Hundreds of Maoists backed by thousands of villagers have seized the ruling party’s last stronghold in a troubled part of India’s West Bengal state.
Armed rebels are reportedly patrolling roads around the village of Dharampur in the Lalgarh area after police fled. Three people were killed, reports say.
Rebels have been entrenching themselves in Lalgarh since last November and now have almost total control of the area.
Maoist-linked violence has killed 6,000 people in India over the past 20 years.
The rebels operate in more than 180 districts across east and central India and are seen as a major threat to national security. Last week more than 20 police were killed in the eastern state of Jharkand.

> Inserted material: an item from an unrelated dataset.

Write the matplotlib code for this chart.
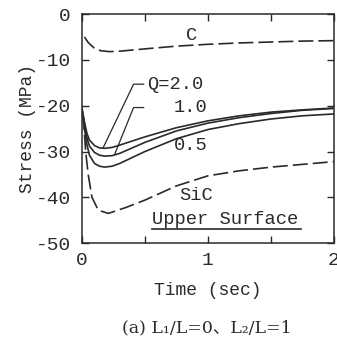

The Maoists say they represent the rights of landless farmhands and tribal communities.
‘Ransacked’
The BBC’s Amitabha Bhattasali in Calcutta said that as hundreds of workers from the state’s ruling Communist Party of India (Marxist), or CPI(M), fled the Lalgarh area, Maoists claimed it as their first “liberated” zone in West Bengal.
One of the police posts was later set ablaze and the Maoists were reported to have demolished the house of a local communist leader.
“The Maoists went on a rampage yesterday in Dharampur village and ransacked our zonal secretary’s home and party office before setting it on fire. Three of our men are dead and six more still missing,” a CPI(M) official said.